Given material:
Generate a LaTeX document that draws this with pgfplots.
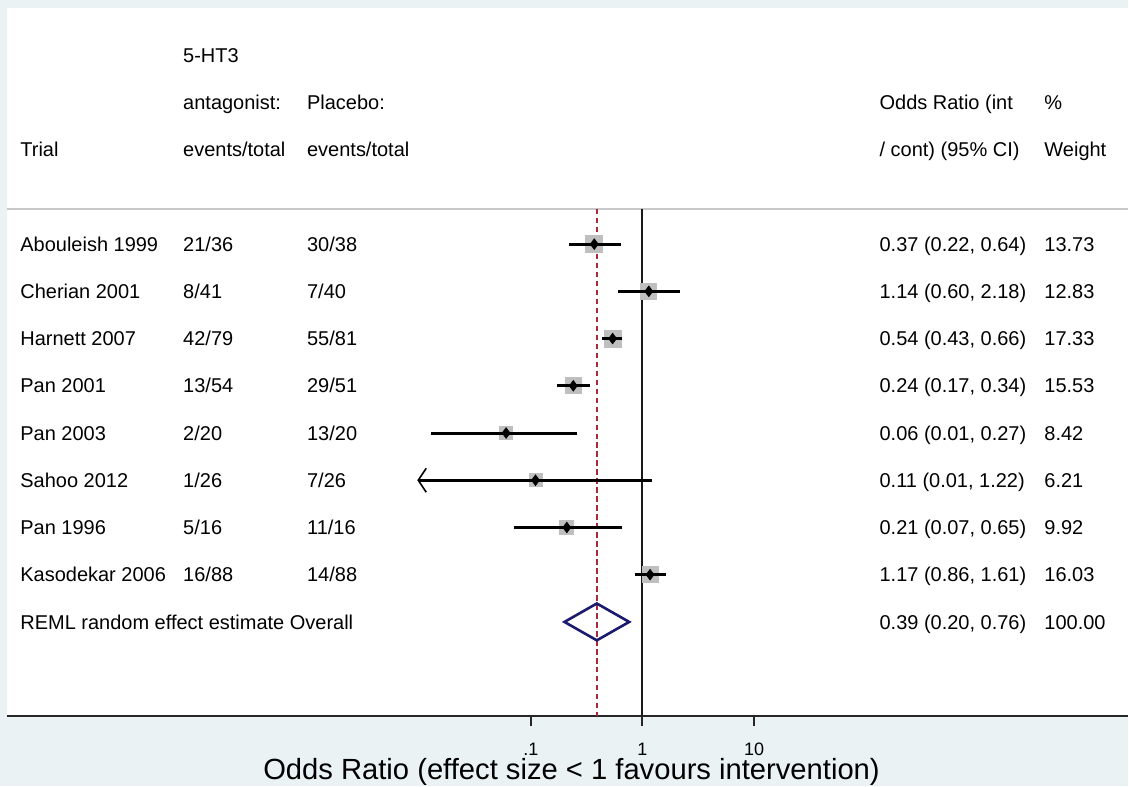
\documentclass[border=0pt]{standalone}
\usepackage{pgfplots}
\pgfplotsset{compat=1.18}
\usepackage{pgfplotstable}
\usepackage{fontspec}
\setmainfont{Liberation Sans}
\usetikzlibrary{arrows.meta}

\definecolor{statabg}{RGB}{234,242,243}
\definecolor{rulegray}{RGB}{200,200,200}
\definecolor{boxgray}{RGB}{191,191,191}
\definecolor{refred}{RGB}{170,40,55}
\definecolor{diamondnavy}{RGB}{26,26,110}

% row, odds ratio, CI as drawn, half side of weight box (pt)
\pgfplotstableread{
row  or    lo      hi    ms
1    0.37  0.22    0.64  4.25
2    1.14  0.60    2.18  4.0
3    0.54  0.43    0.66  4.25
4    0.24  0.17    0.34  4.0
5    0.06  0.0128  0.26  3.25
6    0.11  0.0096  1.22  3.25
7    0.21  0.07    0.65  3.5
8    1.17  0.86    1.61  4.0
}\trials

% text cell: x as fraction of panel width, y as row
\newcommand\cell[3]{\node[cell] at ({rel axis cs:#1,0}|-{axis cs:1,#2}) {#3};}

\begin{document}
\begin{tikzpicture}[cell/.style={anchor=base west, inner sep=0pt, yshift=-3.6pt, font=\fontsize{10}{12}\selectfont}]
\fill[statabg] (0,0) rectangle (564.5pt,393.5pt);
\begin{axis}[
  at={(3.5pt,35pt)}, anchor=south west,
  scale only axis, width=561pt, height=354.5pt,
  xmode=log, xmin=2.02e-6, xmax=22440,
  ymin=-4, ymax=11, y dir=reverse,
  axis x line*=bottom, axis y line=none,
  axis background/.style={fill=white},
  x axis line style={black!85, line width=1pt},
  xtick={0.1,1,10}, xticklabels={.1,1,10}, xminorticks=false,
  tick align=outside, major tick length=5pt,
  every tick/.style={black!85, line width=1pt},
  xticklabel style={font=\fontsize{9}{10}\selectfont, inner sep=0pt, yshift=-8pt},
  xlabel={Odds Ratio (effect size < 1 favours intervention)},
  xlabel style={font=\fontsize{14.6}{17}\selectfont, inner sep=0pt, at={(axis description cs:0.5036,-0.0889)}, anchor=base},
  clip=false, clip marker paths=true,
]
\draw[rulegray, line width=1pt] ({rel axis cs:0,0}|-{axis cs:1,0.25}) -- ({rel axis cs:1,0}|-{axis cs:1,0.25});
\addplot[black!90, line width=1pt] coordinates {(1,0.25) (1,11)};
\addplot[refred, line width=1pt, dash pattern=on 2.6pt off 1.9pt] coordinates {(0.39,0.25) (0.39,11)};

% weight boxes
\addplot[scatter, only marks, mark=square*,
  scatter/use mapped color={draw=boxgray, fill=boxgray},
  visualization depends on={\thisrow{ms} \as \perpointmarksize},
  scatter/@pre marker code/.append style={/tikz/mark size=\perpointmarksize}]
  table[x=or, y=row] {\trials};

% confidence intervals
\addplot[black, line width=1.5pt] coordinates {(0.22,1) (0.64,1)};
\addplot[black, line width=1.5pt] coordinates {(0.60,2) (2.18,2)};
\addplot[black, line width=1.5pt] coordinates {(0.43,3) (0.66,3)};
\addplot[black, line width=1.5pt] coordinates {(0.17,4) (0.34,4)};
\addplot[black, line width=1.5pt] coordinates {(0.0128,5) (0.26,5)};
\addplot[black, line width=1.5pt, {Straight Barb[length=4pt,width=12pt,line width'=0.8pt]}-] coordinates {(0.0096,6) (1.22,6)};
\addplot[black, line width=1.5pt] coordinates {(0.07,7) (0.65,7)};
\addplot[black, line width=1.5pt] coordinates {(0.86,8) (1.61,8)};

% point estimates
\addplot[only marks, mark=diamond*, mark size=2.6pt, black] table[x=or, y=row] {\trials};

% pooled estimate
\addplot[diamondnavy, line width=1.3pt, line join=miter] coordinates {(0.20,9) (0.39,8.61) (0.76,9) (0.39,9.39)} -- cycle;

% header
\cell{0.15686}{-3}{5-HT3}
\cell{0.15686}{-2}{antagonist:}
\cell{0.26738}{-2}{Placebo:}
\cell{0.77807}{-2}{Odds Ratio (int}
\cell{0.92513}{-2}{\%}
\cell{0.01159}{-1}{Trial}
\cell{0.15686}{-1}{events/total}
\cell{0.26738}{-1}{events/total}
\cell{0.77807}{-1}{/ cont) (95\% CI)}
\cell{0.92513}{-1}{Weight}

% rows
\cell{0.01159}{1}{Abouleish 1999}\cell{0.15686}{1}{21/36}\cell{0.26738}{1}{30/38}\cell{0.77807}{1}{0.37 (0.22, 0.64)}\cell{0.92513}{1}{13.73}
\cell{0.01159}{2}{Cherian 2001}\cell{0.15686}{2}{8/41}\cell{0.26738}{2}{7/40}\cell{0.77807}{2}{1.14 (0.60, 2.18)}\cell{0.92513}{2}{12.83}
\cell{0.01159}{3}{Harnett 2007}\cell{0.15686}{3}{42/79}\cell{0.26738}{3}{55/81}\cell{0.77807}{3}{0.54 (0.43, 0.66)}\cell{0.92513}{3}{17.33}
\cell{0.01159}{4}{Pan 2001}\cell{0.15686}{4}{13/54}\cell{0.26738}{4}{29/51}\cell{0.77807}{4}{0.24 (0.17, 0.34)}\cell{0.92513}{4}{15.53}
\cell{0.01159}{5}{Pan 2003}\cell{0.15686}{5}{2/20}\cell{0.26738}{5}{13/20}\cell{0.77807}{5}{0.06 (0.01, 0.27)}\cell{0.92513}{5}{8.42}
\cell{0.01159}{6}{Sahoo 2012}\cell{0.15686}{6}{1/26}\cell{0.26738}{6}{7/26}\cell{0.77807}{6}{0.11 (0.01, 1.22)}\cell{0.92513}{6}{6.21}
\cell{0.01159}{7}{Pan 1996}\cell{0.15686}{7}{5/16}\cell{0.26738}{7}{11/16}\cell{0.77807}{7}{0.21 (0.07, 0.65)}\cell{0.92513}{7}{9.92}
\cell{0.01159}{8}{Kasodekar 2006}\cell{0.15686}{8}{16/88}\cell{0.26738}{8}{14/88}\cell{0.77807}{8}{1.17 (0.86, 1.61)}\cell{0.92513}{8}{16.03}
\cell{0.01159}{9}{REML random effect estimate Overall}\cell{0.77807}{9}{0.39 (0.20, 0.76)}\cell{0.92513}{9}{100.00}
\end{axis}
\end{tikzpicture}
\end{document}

Task to complete:
Omit the pictures and output all of the other material exactly.

The completed task:
Generate a LaTeX document that draws this with pgfplots.
\documentclass[border=0pt]{standalone}
\usepackage{pgfplots}
\pgfplotsset{compat=1.18}
\usepackage{pgfplotstable}
\usepackage{fontspec}
\setmainfont{Liberation Sans}
\usetikzlibrary{arrows.meta}

\definecolor{statabg}{RGB}{234,242,243}
\definecolor{rulegray}{RGB}{200,200,200}
\definecolor{boxgray}{RGB}{191,191,191}
\definecolor{refred}{RGB}{170,40,55}
\definecolor{diamondnavy}{RGB}{26,26,110}

% row, odds ratio, CI as drawn, half side of weight box (pt)
\pgfplotstableread{
row  or    lo      hi    ms
1    0.37  0.22    0.64  4.25
2    1.14  0.60    2.18  4.0
3    0.54  0.43    0.66  4.25
4    0.24  0.17    0.34  4.0
5    0.06  0.0128  0.26  3.25
6    0.11  0.0096  1.22  3.25
7    0.21  0.07    0.65  3.5
8    1.17  0.86    1.61  4.0
}\trials

% text cell: x as fraction of panel width, y as row
\newcommand\cell[3]{\node[cell] at ({rel axis cs:#1,0}|-{axis cs:1,#2}) {#3};}

\begin{document}
\begin{tikzpicture}[cell/.style={anchor=base west, inner sep=0pt, yshift=-3.6pt, font=\fontsize{10}{12}\selectfont}]
\fill[statabg] (0,0) rectangle (564.5pt,393.5pt);
\begin{axis}[
  at={(3.5pt,35pt)}, anchor=south west,
  scale only axis, width=561pt, height=354.5pt,
  xmode=log, xmin=2.02e-6, xmax=22440,
  ymin=-4, ymax=11, y dir=reverse,
  axis x line*=bottom, axis y line=none,
  axis background/.style={fill=white},
  x axis line style={black!85, line width=1pt},
  xtick={0.1,1,10}, xticklabels={.1,1,10}, xminorticks=false,
  tick align=outside, major tick length=5pt,
  every tick/.style={black!85, line width=1pt},
  xticklabel style={font=\fontsize{9}{10}\selectfont, inner sep=0pt, yshift=-8pt},
  xlabel={Odds Ratio (effect size < 1 favours intervention)},
  xlabel style={font=\fontsize{14.6}{17}\selectfont, inner sep=0pt, at={(axis description cs:0.5036,-0.0889)}, anchor=base},
  clip=false, clip marker paths=true,
]
\draw[rulegray, line width=1pt] ({rel axis cs:0,0}|-{axis cs:1,0.25}) -- ({rel axis cs:1,0}|-{axis cs:1,0.25});
\addplot[black!90, line width=1pt] coordinates {(1,0.25) (1,11)};
\addplot[refred, line width=1pt, dash pattern=on 2.6pt off 1.9pt] coordinates {(0.39,0.25) (0.39,11)};

% weight boxes
\addplot[scatter, only marks, mark=square*,
  scatter/use mapped color={draw=boxgray, fill=boxgray},
  visualization depends on={\thisrow{ms} \as \perpointmarksize},
  scatter/@pre marker code/.append style={/tikz/mark size=\perpointmarksize}]
  table[x=or, y=row] {\trials};

% confidence intervals
\addplot[black, line width=1.5pt] coordinates {(0.22,1) (0.64,1)};
\addplot[black, line width=1.5pt] coordinates {(0.60,2) (2.18,2)};
\addplot[black, line width=1.5pt] coordinates {(0.43,3) (0.66,3)};
\addplot[black, line width=1.5pt] coordinates {(0.17,4) (0.34,4)};
\addplot[black, line width=1.5pt] coordinates {(0.0128,5) (0.26,5)};
\addplot[black, line width=1.5pt, {Straight Barb[length=4pt,width=12pt,line width'=0.8pt]}-] coordinates {(0.0096,6) (1.22,6)};
\addplot[black, line width=1.5pt] coordinates {(0.07,7) (0.65,7)};
\addplot[black, line width=1.5pt] coordinates {(0.86,8) (1.61,8)};

% point estimates
\addplot[only marks, mark=diamond*, mark size=2.6pt, black] table[x=or, y=row] {\trials};

% pooled estimate
\addplot[diamondnavy, line width=1.3pt, line join=miter] coordinates {(0.20,9) (0.39,8.61) (0.76,9) (0.39,9.39)} -- cycle;

% header
\cell{0.15686}{-3}{5-HT3}
\cell{0.15686}{-2}{antagonist:}
\cell{0.26738}{-2}{Placebo:}
\cell{0.77807}{-2}{Odds Ratio (int}
\cell{0.92513}{-2}{\%}
\cell{0.01159}{-1}{Trial}
\cell{0.15686}{-1}{events/total}
\cell{0.26738}{-1}{events/total}
\cell{0.77807}{-1}{/ cont) (95\% CI)}
\cell{0.92513}{-1}{Weight}

% rows
\cell{0.01159}{1}{Abouleish 1999}\cell{0.15686}{1}{21/36}\cell{0.26738}{1}{30/38}\cell{0.77807}{1}{0.37 (0.22, 0.64)}\cell{0.92513}{1}{13.73}
\cell{0.01159}{2}{Cherian 2001}\cell{0.15686}{2}{8/41}\cell{0.26738}{2}{7/40}\cell{0.77807}{2}{1.14 (0.60, 2.18)}\cell{0.92513}{2}{12.83}
\cell{0.01159}{3}{Harnett 2007}\cell{0.15686}{3}{42/79}\cell{0.26738}{3}{55/81}\cell{0.77807}{3}{0.54 (0.43, 0.66)}\cell{0.92513}{3}{17.33}
\cell{0.01159}{4}{Pan 2001}\cell{0.15686}{4}{13/54}\cell{0.26738}{4}{29/51}\cell{0.77807}{4}{0.24 (0.17, 0.34)}\cell{0.92513}{4}{15.53}
\cell{0.01159}{5}{Pan 2003}\cell{0.15686}{5}{2/20}\cell{0.26738}{5}{13/20}\cell{0.77807}{5}{0.06 (0.01, 0.27)}\cell{0.92513}{5}{8.42}
\cell{0.01159}{6}{Sahoo 2012}\cell{0.15686}{6}{1/26}\cell{0.26738}{6}{7/26}\cell{0.77807}{6}{0.11 (0.01, 1.22)}\cell{0.92513}{6}{6.21}
\cell{0.01159}{7}{Pan 1996}\cell{0.15686}{7}{5/16}\cell{0.26738}{7}{11/16}\cell{0.77807}{7}{0.21 (0.07, 0.65)}\cell{0.92513}{7}{9.92}
\cell{0.01159}{8}{Kasodekar 2006}\cell{0.15686}{8}{16/88}\cell{0.26738}{8}{14/88}\cell{0.77807}{8}{1.17 (0.86, 1.61)}\cell{0.92513}{8}{16.03}
\cell{0.01159}{9}{REML random effect estimate Overall}\cell{0.77807}{9}{0.39 (0.20, 0.76)}\cell{0.92513}{9}{100.00}
\end{axis}
\end{tikzpicture}
\end{document}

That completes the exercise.